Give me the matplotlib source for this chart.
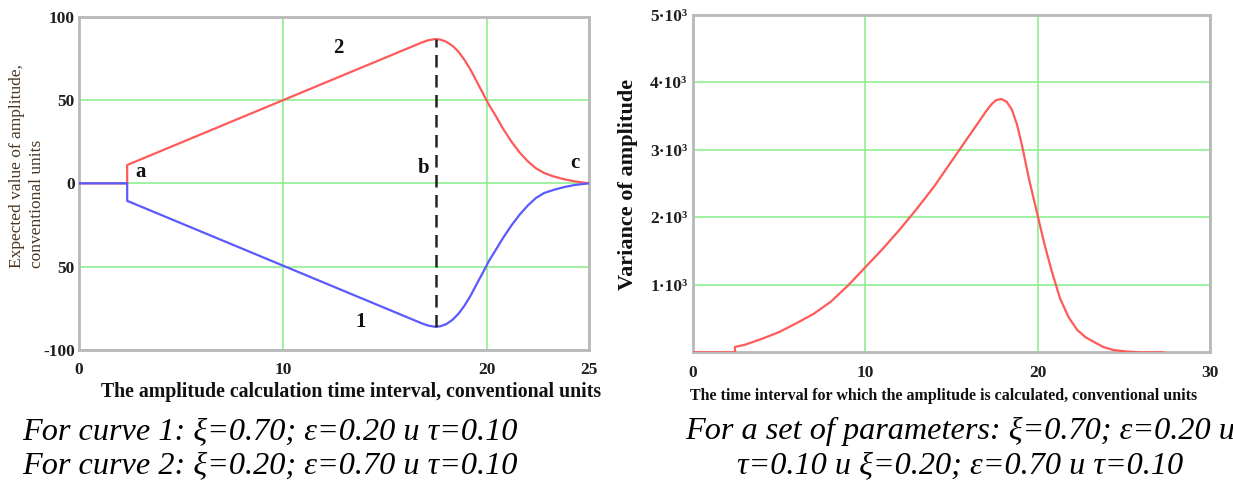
import numpy as np
import matplotlib
matplotlib.use("Agg")
import matplotlib.pyplot as plt

plt.rcParams['font.family'] = ['Liberation Serif', 'DejaVu Serif']

# left chart: expected value of amplitude (curve 2 red, curve 1 blue)
t_red = [0, 2.36, 2.36, 16.8, 17.1, 17.4, 17.7, 18.0, 18.3, 18.6, 18.9, 19.2, 19.5,
         19.8, 20.1, 20.4, 20.8, 21.2, 21.6, 22.0, 22.4, 22.8, 23.3, 23.8, 24.3, 25.0]
m_red = [0, 0, 11, 84.5, 85.8, 86.5, 86.3, 85.0, 82.6, 79.0, 74.0, 68.0, 61.0,
         54.0, 47.0, 41.0, 32.5, 25.0, 18.5, 13.2, 9.0, 6.2, 4.0, 2.4, 1.2, 0]
t_blue = [0, 2.36, 2.36, 16.8, 17.1, 17.4, 17.7, 18.0, 18.3, 18.6, 18.9, 19.2, 19.5,
          19.8, 20.1, 20.4, 20.8, 21.2, 21.6, 22.0, 22.4, 22.8, 23.3, 23.8, 24.3, 25.0]
m_blue = [0, 0, -10.5, -84, -85.3, -86, -85.8, -84.5, -82, -78.3, -73.3, -67.3, -60.3,
          -53.5, -46.5, -40.5, -32.5, -25.2, -18.8, -13.3, -8.8, -5.8, -3.8, -2.2, -1.0, 0]
b_x = 17.5
b_top, b_bottom = 86.5, -86

left_xticks = [0, 10, 20, 25]
left_yticks = [-100, -50, 0, 50, 100]
left_yticklabels = ['-100', '50', '0', '50', '100']

# right chart: variance of amplitude
t_var = [0, 2.44, 2.44, 3, 4, 5, 6, 7, 8, 9, 10, 11, 12, 13, 14, 15, 16, 16.6,
         17.0, 17.3, 17.6, 17.9, 18.2, 18.5, 18.8, 19.1, 19.5, 20.0, 20.4, 20.8,
         21.3, 21.8, 22.3, 22.8, 23.3, 23.8, 24.4, 25.2, 26.0, 27.3]
d_var = [0, 0, 80, 110, 200, 300, 430, 570, 750, 990, 1260, 1530, 1820, 2130,
         2460, 2830, 3200, 3420, 3570, 3670, 3740, 3755, 3715, 3600, 3380, 3060,
         2570, 2030, 1600, 1220, 800, 520, 330, 220, 150, 80, 34, 10, 0, 0]
right_xticks = [0, 10, 20, 30]
right_yticks = [1000, 2000, 3000, 4000, 5000]
right_yticklabels = ['1·10³', '2·10³', '3·10³', '4·10³', '5·10³']

red = '#ff5a5a'
blue = '#5a5aff'
grid_green = '#90ee90'
frame = '#b8b8b8'
tick_font = dict(fontsize=12.5, fontweight='bold', color='#1e1e1e')


def style_axes(ax):
    for s in ax.spines.values():
        s.set_color(frame)
        s.set_linewidth(2.0)
    ax.tick_params(length=0)
    ax.grid(True, color=grid_green, linewidth=1.2, zorder=0)
    ax.set_axisbelow(True)


fig = plt.figure(figsize=(12.33, 4.84), dpi=100)

ax1 = fig.add_axes([0.0641, 0.2769, 0.4136, 0.6886])
ax1.plot(t_red, m_red, color=red, lw=1.6, zorder=3)
ax1.plot(t_blue, m_blue, color=blue, lw=1.6, zorder=3)
ax1.vlines(b_x, b_bottom, b_top, colors='#222222', linestyles=(0, (5, 3)), lw=1.8, zorder=4)
ax1.set_xlim(0, 25)
ax1.set_ylim(-100, 100)
ax1.set_xticks(left_xticks)
ax1.set_xticklabels([str(v) for v in left_xticks], **tick_font)
ax1.set_yticks(left_yticks)
ax1.set_yticklabels(left_yticklabels, **tick_font)
style_axes(ax1)
ax1.tick_params(axis='x', pad=9)
ax1.tick_params(axis='y', pad=3)
for txt, x, y in [('2', 12.7, 81), ('1', 13.8, -83), ('a', 3.0, 7), ('b', 16.9, 9), ('c', 24.3, 12)]:
    ax1.text(x, y, txt, fontsize=15, fontweight='bold', ha='center', va='center', color='#111111')

fig.text(0.007, 0.446, 'Expected value of amplitude,\nconventional units', rotation=90,
         fontsize=12.5, color='#4a3520', ha='left', va='bottom', multialignment='left',
         linespacing=1.35)
fig.text(0.285, 0.19, 'The amplitude calculation time interval, conventional units',
         fontsize=14.3, fontweight='bold', ha='center', va='center', color='#111111')

ax2 = fig.add_axes([0.5620, 0.2721, 0.4193, 0.6969])
ax2.plot(t_var, d_var, color=red, lw=1.6, zorder=3)
ax2.set_xlim(0, 30)
ax2.set_ylim(0, 5000)
ax2.set_xticks(right_xticks)
ax2.set_xticklabels([str(v) for v in right_xticks], **tick_font)
ax2.set_yticks(right_yticks)
ax2.set_yticklabels(right_yticklabels, **tick_font)
style_axes(ax2)
ax2.tick_params(axis='x', pad=9)
ax2.tick_params(axis='y', pad=4)

fig.text(0.509, 0.618, 'Variance of amplitude', rotation=90, fontsize=16,
         fontweight='bold', ha='center', va='center', color='#111111')
fig.text(0.765, 0.182, 'The time interval for which the amplitude is calculated, conventional units',
         fontsize=11.5, fontweight='bold', ha='center', va='center', color='#111111')

cap = dict(fontsize=23.2, style='italic', color='#000000', va='center')
fig.text(0.018, 0.109, 'For curve 1: ξ=0.70; ε=0.20 и τ=0.10', ha='left', **cap)
fig.text(0.018, 0.037, 'For curve 2: ξ=0.20; ε=0.70 и τ=0.10', ha='left', **cap)
fig.text(0.779, 0.109, 'For a set of parameters: ξ=0.70; ε=0.20 и', ha='center', **cap)
fig.text(0.779, 0.037, 'τ=0.10 и ξ=0.20; ε=0.70 и τ=0.10', ha='center', **cap)

fig.savefig('out.png', dpi=100)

▬▬▬▬▬▬

- What needs to be done:
Up to and including the line containing "plt.rcParams['font.family'] = ['Liberation", repeat every line from the start of the data, but none of the pictures.

- Exercise output:
Give me the matplotlib source for this chart.
import numpy as np
import matplotlib
matplotlib.use("Agg")
import matplotlib.pyplot as plt

plt.rcParams['font.family'] = ['Liberation Serif', 'DejaVu Serif']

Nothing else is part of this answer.